Required task
Write the data out again, character for character, with no images.

# Start of Data

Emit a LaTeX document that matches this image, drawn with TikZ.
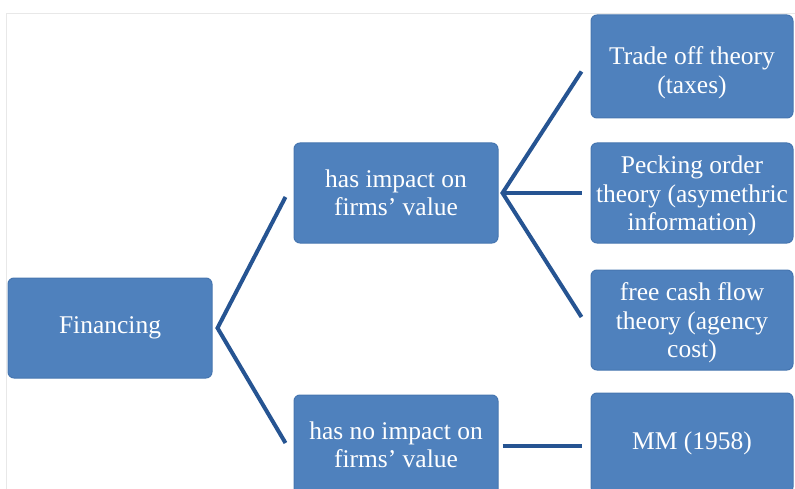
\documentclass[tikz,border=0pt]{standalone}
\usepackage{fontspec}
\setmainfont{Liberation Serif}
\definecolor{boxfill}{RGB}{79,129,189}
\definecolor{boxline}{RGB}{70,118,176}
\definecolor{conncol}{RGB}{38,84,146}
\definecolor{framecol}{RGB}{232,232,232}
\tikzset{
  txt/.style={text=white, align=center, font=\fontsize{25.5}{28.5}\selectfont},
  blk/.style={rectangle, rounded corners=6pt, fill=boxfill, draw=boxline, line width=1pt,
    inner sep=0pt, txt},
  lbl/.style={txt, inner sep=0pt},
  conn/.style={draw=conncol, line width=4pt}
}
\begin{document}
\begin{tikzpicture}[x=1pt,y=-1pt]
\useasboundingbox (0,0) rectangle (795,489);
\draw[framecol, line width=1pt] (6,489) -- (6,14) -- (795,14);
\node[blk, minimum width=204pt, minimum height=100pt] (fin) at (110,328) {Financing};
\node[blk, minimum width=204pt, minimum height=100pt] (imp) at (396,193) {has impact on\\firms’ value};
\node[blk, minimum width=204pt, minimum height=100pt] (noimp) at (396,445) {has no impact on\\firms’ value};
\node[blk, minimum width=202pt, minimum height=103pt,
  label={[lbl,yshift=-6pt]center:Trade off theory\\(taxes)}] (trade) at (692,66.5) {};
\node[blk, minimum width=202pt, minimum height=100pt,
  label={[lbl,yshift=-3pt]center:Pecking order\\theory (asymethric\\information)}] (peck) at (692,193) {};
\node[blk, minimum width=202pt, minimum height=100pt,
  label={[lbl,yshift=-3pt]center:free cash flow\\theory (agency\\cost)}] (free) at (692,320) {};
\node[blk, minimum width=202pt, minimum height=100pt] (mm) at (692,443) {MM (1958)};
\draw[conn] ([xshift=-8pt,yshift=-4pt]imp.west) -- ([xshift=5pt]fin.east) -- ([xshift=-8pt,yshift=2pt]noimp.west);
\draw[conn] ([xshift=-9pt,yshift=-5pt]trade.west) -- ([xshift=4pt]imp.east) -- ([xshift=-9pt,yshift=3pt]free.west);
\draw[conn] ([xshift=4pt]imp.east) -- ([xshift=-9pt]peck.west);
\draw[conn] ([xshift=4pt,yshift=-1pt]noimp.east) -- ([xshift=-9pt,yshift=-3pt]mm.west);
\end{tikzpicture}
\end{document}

# End of Data

Response
Emit a LaTeX document that matches this image, drawn with TikZ.
\documentclass[tikz,border=0pt]{standalone}
\usepackage{fontspec}
\setmainfont{Liberation Serif}
\definecolor{boxfill}{RGB}{79,129,189}
\definecolor{boxline}{RGB}{70,118,176}
\definecolor{conncol}{RGB}{38,84,146}
\definecolor{framecol}{RGB}{232,232,232}
\tikzset{
  txt/.style={text=white, align=center, font=\fontsize{25.5}{28.5}\selectfont},
  blk/.style={rectangle, rounded corners=6pt, fill=boxfill, draw=boxline, line width=1pt,
    inner sep=0pt, txt},
  lbl/.style={txt, inner sep=0pt},
  conn/.style={draw=conncol, line width=4pt}
}
\begin{document}
\begin{tikzpicture}[x=1pt,y=-1pt]
\useasboundingbox (0,0) rectangle (795,489);
\draw[framecol, line width=1pt] (6,489) -- (6,14) -- (795,14);
\node[blk, minimum width=204pt, minimum height=100pt] (fin) at (110,328) {Financing};
\node[blk, minimum width=204pt, minimum height=100pt] (imp) at (396,193) {has impact on\\firms’ value};
\node[blk, minimum width=204pt, minimum height=100pt] (noimp) at (396,445) {has no impact on\\firms’ value};
\node[blk, minimum width=202pt, minimum height=103pt,
  label={[lbl,yshift=-6pt]center:Trade off theory\\(taxes)}] (trade) at (692,66.5) {};
\node[blk, minimum width=202pt, minimum height=100pt,
  label={[lbl,yshift=-3pt]center:Pecking order\\theory (asymethric\\information)}] (peck) at (692,193) {};
\node[blk, minimum width=202pt, minimum height=100pt,
  label={[lbl,yshift=-3pt]center:free cash flow\\theory (agency\\cost)}] (free) at (692,320) {};
\node[blk, minimum width=202pt, minimum height=100pt] (mm) at (692,443) {MM (1958)};
\draw[conn] ([xshift=-8pt,yshift=-4pt]imp.west) -- ([xshift=5pt]fin.east) -- ([xshift=-8pt,yshift=2pt]noimp.west);
\draw[conn] ([xshift=-9pt,yshift=-5pt]trade.west) -- ([xshift=4pt]imp.east) -- ([xshift=-9pt,yshift=3pt]free.west);
\draw[conn] ([xshift=4pt]imp.east) -- ([xshift=-9pt]peck.west);
\draw[conn] ([xshift=4pt,yshift=-1pt]noimp.east) -- ([xshift=-9pt,yshift=-3pt]mm.west);
\end{tikzpicture}
\end{document}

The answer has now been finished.